The Sentencing Project reports that 5,850,000 Americans are disenfranchised by restrictive voting rights laws that prevent people with felony convictions from voting. The report found that:
-Approximately 2.5 percent of the total U.S. voting age population – 1 of every 40 adults – is disenfranchised due to a current or previous felony conviction.
-Ex-felons in the eleven states that disenfranchise people after they have completed their sentences make up about 45 percent of the entire disenfranchised population, totaling over 2.6 million people.

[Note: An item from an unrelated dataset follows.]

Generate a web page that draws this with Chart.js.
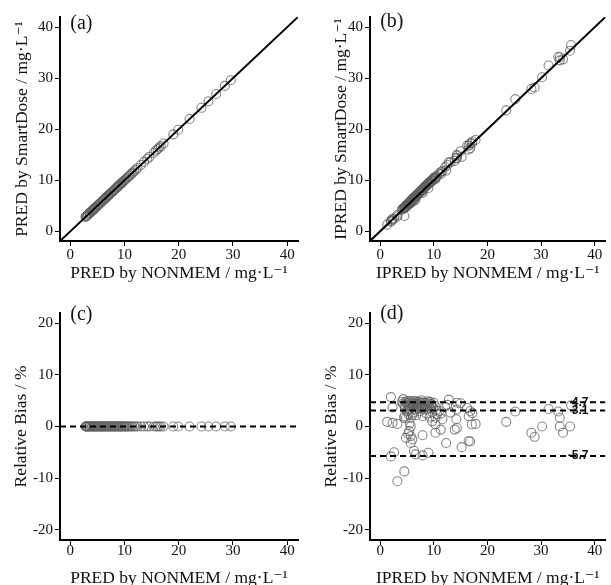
<!DOCTYPE html>
<html>
<head>
<meta charset="utf-8">
<script src="https://cdn.jsdelivr.net/npm/chart.js@4.4.0/dist/chart.umd.min.js"></script>
<style>
  body { margin: 0; background: #fff; width: 611px; height: 585px; position: relative; overflow: hidden; }
  canvas { position: absolute; }
</style>
</head>
<body>
<canvas id="pa" width="305" height="290" style="left:0;top:0"></canvas>
<canvas id="pb" width="306" height="290" style="left:305px;top:0"></canvas>
<canvas id="pc" width="305" height="305" style="left:0;top:290px"></canvas>
<canvas id="pd" width="306" height="305" style="left:305px;top:290px"></canvas>
<script>
// axis ranges and ticks
const concMin = -1.9, concMax = 42;
const biasMin = -22, biasMax = 22;
const concTicks = [0, 10, 20, 30, 40];
const biasTicks = [-20, -10, 0, 10, 20];

// Bland-Altman style reference lines in (d)
const biasLines = [4.7, 3.1, -5.7];
const biasLabels = ['4.7', '3.1', '-5.7'];

// population predictions (a, c)
const predNonmem = [
  2.8, 2.9, 3.0, 3.0, 3.2, 3.3, 3.5, 3.6, 3.6, 3.8,
  4.0, 4.1, 4.3, 4.4, 4.4, 4.6, 4.8, 4.9, 5.1, 5.2,
  5.3, 5.5, 5.6, 5.8, 5.9, 6.1, 6.2, 6.4, 6.5, 6.7,
  6.8, 7.0, 7.1, 7.3, 7.4, 7.6, 7.8, 7.9, 8.1, 8.2,
  8.4, 8.6, 8.7, 8.9, 9.0, 9.2, 9.4, 9.5, 9.7, 9.9,
  10.0, 10.2, 10.4, 10.6, 10.8, 11.0, 11.3, 11.5, 11.8, 12.1,
  12.4, 13.0, 13.6, 14.2, 14.6, 15.4, 15.8, 16.1, 16.4, 16.7,
  17.2, 19.0, 19.9, 22.0, 24.2, 25.5, 26.9, 28.5, 29.6
];
const predSmartDose = [
  2.8, 2.9, 3.0, 3.0, 3.2, 3.3, 3.5, 3.6, 3.6, 3.8,
  4.0, 4.1, 4.3, 4.4, 4.4, 4.6, 4.8, 4.9, 5.1, 5.2,
  5.3, 5.5, 5.6, 5.8, 5.9, 6.1, 6.2, 6.4, 6.5, 6.7,
  6.8, 7.0, 7.1, 7.3, 7.4, 7.6, 7.8, 7.9, 8.1, 8.2,
  8.4, 8.6, 8.7, 8.9, 9.0, 9.2, 9.4, 9.5, 9.7, 9.9,
  10.0, 10.2, 10.4, 10.6, 10.8, 11.0, 11.3, 11.5, 11.8, 12.1,
  12.4, 13.0, 13.6, 14.2, 14.6, 15.4, 15.8, 16.1, 16.4, 16.7,
  17.2, 19.0, 19.9, 22.0, 24.2, 25.5, 26.9, 28.5, 29.6
];
const predBias = [
  0, 0, 0, 0, 0, 0, 0, 0, 0, 0,
  0, 0, 0, 0, 0, 0, 0, 0, 0, 0,
  0, 0, 0, 0, 0, 0, 0, 0, 0, 0,
  0, 0, 0, 0, 0, 0, 0, 0, 0, 0,
  0, 0, 0, 0, 0, 0, 0, 0, 0, 0,
  0, 0, 0, 0, 0, 0, 0, 0, 0, 0,
  0, 0, 0, 0, 0, 0, 0, 0, 0, 0,
  0, 0, 0, 0, 0, 0, 0, 0, 0
];

// individual predictions (b, d)
const ipredNonmem = [
  1.3, 2.0, 2.3, 2.3, 3.2, 2.0, 2.6, 4.5, 3.2,
  4.0, 4.3, 4.5, 4.6, 4.9, 5.0, 5.2, 5.3, 5.5, 5.6,
  5.8, 5.9, 6.0, 6.1, 6.3, 6.4, 6.5, 6.6, 6.8, 6.9,
  7.0, 7.1, 7.2, 7.3, 7.5, 7.6, 7.7, 7.8, 8.0, 8.1,
  8.2, 8.4, 8.5, 8.7, 8.8, 9.0, 9.1, 9.3, 9.4, 9.6,
  9.8, 10.0, 10.2, 10.4,
  4.2, 4.7, 5.4, 6.2, 7.4, 7.9, 8.9, 9.5, 6.7, 5.1,
  4.5, 4.8, 5.3, 5.7, 6.2, 6.7, 7.4, 7.9, 8.6, 9.2,
  9.7, 10.3, 10.6, 11.0, 11.3, 5.0, 6.0, 10.3, 9.7,
  5.7, 5.4, 4.8, 5.7, 5.7, 5.2, 6.0, 7.9, 10.3, 11.3, 12.3, 4.5, 5.5,
  6.3, 6.6, 7.9, 9.0,
  11.6, 12.8, 12.1, 13.1, 14.3, 14.3, 14.2, 14.3, 13.9, 15.2,
  16.5, 16.8, 16.5, 16.8, 16.2, 17.1, 17.8, 12.5, 15.0, 17.2,
  23.5, 25.2, 28.2, 28.8, 30.2, 31.4, 33.2, 33.5, 33.5, 34.1, 35.4, 35.6
];
const ipredSmartDose = [
  1.3, 2.1, 2.4, 2.3, 3.2, 1.9, 2.5, 3.0, 2.9,
  4.2, 4.5, 4.7, 4.8, 5.1, 5.2, 5.4, 5.5, 5.8, 5.8,
  6.0, 6.2, 6.2, 6.4, 6.6, 6.7, 6.7, 6.9, 7.1, 7.2,
  7.3, 7.3, 7.5, 7.6, 7.8, 7.9, 8.1, 8.1, 8.3, 8.5,
  8.6, 8.7, 8.9, 9.1, 9.1, 9.4, 9.5, 9.7, 9.7, 10.0,
  10.2, 10.5, 10.6, 10.7,
  4.4, 4.9, 5.6, 6.5, 7.7, 8.2, 9.3, 9.9, 6.9, 5.3,
  4.6, 4.9, 5.4, 5.8, 6.4, 6.8, 7.6, 8.1, 8.8, 9.4,
  10.0, 10.5, 10.9, 11.3, 11.6, 5.1, 6.1, 10.3, 9.8,
  5.7, 5.4, 4.7, 5.6, 5.5, 5.1, 5.9, 7.8, 10.2, 11.2, 11.9, 4.6, 5.5,
  6.0, 6.2, 7.5, 8.5,
  11.8, 13.5, 12.6, 13.5, 15.0, 14.8, 14.4, 14.3, 13.8, 14.6,
  16.0, 16.3, 16.8, 17.3, 16.8, 17.2, 17.9, 13.0, 15.7, 17.6,
  23.7, 25.9, 27.9, 28.2, 30.2, 32.5, 34.2, 34.1, 33.5, 33.7, 35.4, 36.5
];
const ipredBias = [
  0.9, 5.7, 3.7, 0.7, 0.5, -5.8, -5.0, -8.7, -10.6,
  4.8, 5.3, 4.2, 3.6, 4.9, 4.4, 3.9, 4.7, 5.0, 3.4,
  4.3, 4.8, 3.8, 4.5, 5.0, 4.1, 3.3, 4.6, 4.9, 3.9,
  4.4, 3.5, 4.8, 4.2, 3.7, 4.5, 5.1, 4.0, 3.4, 4.7,
  4.3, 3.8, 4.6, 4.1, 3.3, 4.5, 3.9, 4.8, 3.5, 4.2,
  3.6, 4.6, 4.0, 3.1,
  4.4, 4.7, 4.1, 4.3, 4.6, 3.6, 4.9, 4.4, 3.6, 3.0,
  2.0, 1.6, 2.4, 1.8, 2.7, 2.2, 2.9, 2.0, 2.5, 1.9,
  2.8, 1.7, 2.4, 3.0, 2.5, 2.9, 2.3, 0.4, 1.0,
  0.0, -0.9, -2.2, -1.9, -3.2, -1.4, -2.5, -1.7, -1.2, -0.6, -3.2, 1.7, 0.6,
  -4.7, -5.4, -5.6, -5.1,
  1.4, 5.2, 3.8, 2.7, 4.6, 3.3, 1.4, -0.3, -0.6, -4.0,
  -2.8, -2.9, 2.0, 3.0, 3.6, 0.4, 0.5, 4.2, 4.5, 2.6,
  0.9, 2.9, -1.2, -2.0, 0.0, 3.4, 2.9, 1.7, 0.0, -1.2, 0.0, 4.1
];

const SERIF = '"Liberation Serif", "DejaVu Serif", serif';

function toPoints(xs, ys) {
  return xs.map((x, i) => ({ x: x, y: ys[i] }));
}

// panel letter + optional line labels, drawn in data coordinates
const panelText = {
  id: 'panelText',
  afterDatasetsDraw(chart, args, opts) {
    const { ctx, chartArea, scales } = chart;
    ctx.save();
    ctx.fillStyle = '#111';
    ctx.textBaseline = 'middle';
    ctx.textAlign = 'left';
    ctx.font = '20px ' + SERIF;
    ctx.fillText(opts.letter, scales.x.getPixelForValue(0), chartArea.top + opts.letterDy);
    if (opts.lineLabels) {
      ctx.font = 'bold 12px "Liberation Sans", Arial, sans-serif';
      ctx.textAlign = 'right';
      opts.lineLabels.forEach((t, i) => {
        ctx.fillText(t, chartArea.right - 17, scales.y.getPixelForValue(biasLines[i]));
      });
    }
    ctx.restore();
  }
};

function makePanel(id, p) {
  const refSets = p.refLines.map(seg => ({
    data: seg,
    showLine: true,
    pointRadius: 0,
    borderColor: '#000',
    borderWidth: 2,
    borderDash: p.dash || []
  }));
  const obs = {
    data: toPoints(p.xs, p.ys),
    pointRadius: 4.5,
    pointBorderWidth: 1.1,
    pointBorderColor: 'rgba(95,95,95,0.75)',
    pointBackgroundColor: 'rgba(0,0,0,0)'
  };
  const tickFont = { family: SERIF, size: 15 };
  const titleFont = { family: SERIF, size: 17.5 };
  return new Chart(document.getElementById(id), {
    type: 'scatter',
    data: { datasets: refSets.concat([obs]) },
    options: {
      responsive: false,
      animation: false,
      events: [],
      layout: { padding: { top: p.top, right: p.right, left: 0, bottom: 0 } },
      plugins: {
        legend: { display: false },
        tooltip: { enabled: false },
        panelText: { letter: p.letter, letterDy: p.letterDy, lineLabels: p.lineLabels }
      },
      scales: {
        x: {
          type: 'linear',
          min: concMin, max: concMax,
          afterBuildTicks: s => { s.ticks = concTicks.map(v => ({ value: v })); },
          afterFit: s => { s.height = p.xh; },
          ticks: { font: tickFont, color: '#111', padding: p.xPad, maxRotation: 0 },
          grid: { drawOnChartArea: false, drawTicks: true, tickLength: 5, color: '#000', lineWidth: 1 },
          border: { display: true, color: '#000', width: 2 },
          title: { display: true, text: p.xTitle, font: titleFont, color: '#111', padding: { top: 0, bottom: 6 } }
        },
        y: {
          type: 'linear',
          min: p.yMin, max: p.yMax,
          afterBuildTicks: s => { s.ticks = p.yTicks.map(v => ({ value: v })); },
          afterFit: s => { s.width = p.yw; },
          ticks: { font: tickFont, color: '#111', padding: 2 },
          grid: { drawOnChartArea: false, drawTicks: true, tickLength: 5, color: '#000', lineWidth: 1 },
          border: { display: true, color: '#000', width: 2 },
          title: { display: true, text: p.yTitle, font: titleFont, color: '#111', padding: { top: p.yTitlePad, bottom: 0 } }
        }
      }
    },
    plugins: [panelText]
  });
}

const identity = [{ x: concMin, y: concMin }, { x: concMax, y: concMax }];

makePanel('pa', {
  xs: predNonmem, ys: predSmartDose, refLines: [identity],
  yMin: concMin, yMax: concMax, yTicks: concTicks,
  top: 17, right: 7, xh: 49, yw: 60, xPad: 0.5, yTitlePad: 12, letterDy: 7,
  letter: '(a)',
  xTitle: 'PRED by NONMEM / mg·L⁻¹', yTitle: 'PRED by SmartDose / mg·L⁻¹'
});

makePanel('pb', {
  xs: ipredNonmem, ys: ipredSmartDose, refLines: [identity],
  yMin: concMin, yMax: concMax, yTicks: concTicks,
  top: 17, right: 2, xh: 49, yw: 65, xPad: 0.5, yTitlePad: 26, letterDy: 5,
  letter: '(b)',
  xTitle: 'IPRED by NONMEM / mg·L⁻¹', yTitle: 'IPRED by SmartDose / mg·L⁻¹'
});

makePanel('pc', {
  xs: predNonmem, ys: predBias,
  refLines: [[{ x: concMin, y: 0 }, { x: concMax, y: 0 }]], dash: [6, 4],
  yMin: biasMin, yMax: biasMax, yTicks: biasTicks,
  top: 23, right: 7, xh: 55, yw: 60, xPad: -2.5, yTitlePad: 11, letterDy: 2,
  letter: '(c)',
  xTitle: 'PRED by NONMEM / mg·L⁻¹', yTitle: 'Relative Bias / %'
});

makePanel('pd', {
  xs: ipredNonmem, ys: ipredBias,
  refLines: biasLines.map(v => [{ x: concMin, y: v }, { x: concMax, y: v }]), dash: [6, 4],
  yMin: biasMin, yMax: biasMax, yTicks: biasTicks,
  top: 23, right: 2, xh: 55, yw: 65, xPad: -2.5, yTitlePad: 16, letterDy: 1,
  letter: '(d)', lineLabels: biasLabels,
  xTitle: 'IPRED by NONMEM / mg·L⁻¹', yTitle: 'Relative Bias / %'
});
</script>
</body>
</html>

-The number of people disenfranchised due to a felony conviction has escalated dramatically in recent decades as the population under criminal justice supervision has increased. There were an estimated 1.17 million people disenfranchised in 1976, 3.34 million in 1996, and over 5.85 million in 2010.
-Rates of disenfranchisement vary dramatically by state due to broad variations in voting prohibitions. In six states – Alabama, Florida, Kentucky, Mississippi, Tennessee, and Virginia – more than 7 percent of the adult population is disenfranchised.

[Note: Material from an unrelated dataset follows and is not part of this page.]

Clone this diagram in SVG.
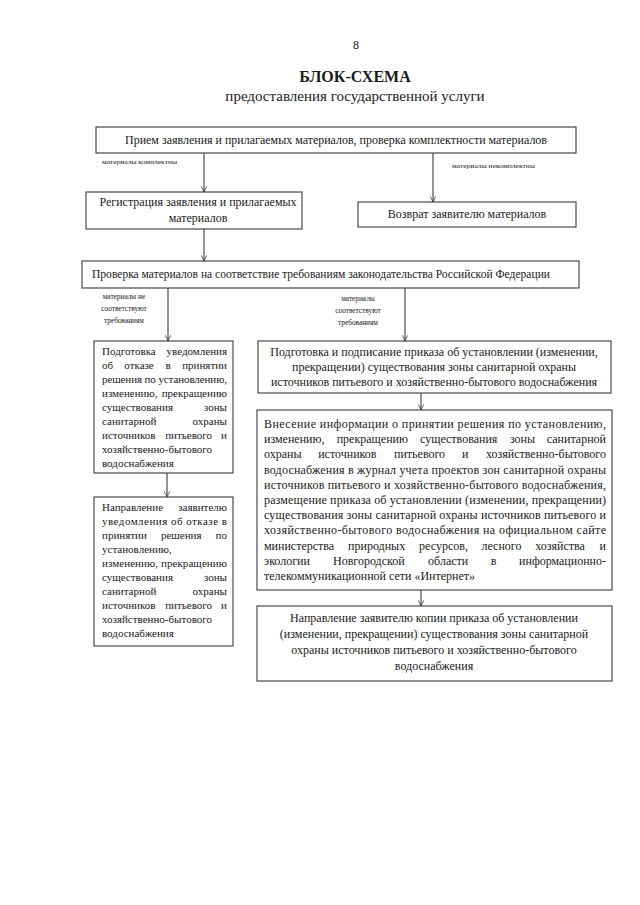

-1 of every 13 African Americans of voting age is disenfranchised, a rate more than four times greater than non-African Americans. Nearly 7.7 percent of the adult African American population is disenfranchised, compared to 1.8 percent of the non-African American population.
-African American disenfranchisement rates also vary significantly by state. In three states – Florida (23 percent), Kentucky (22 percent), and Virginia (20 percent) – more than one in five African Americans is disenfranchised.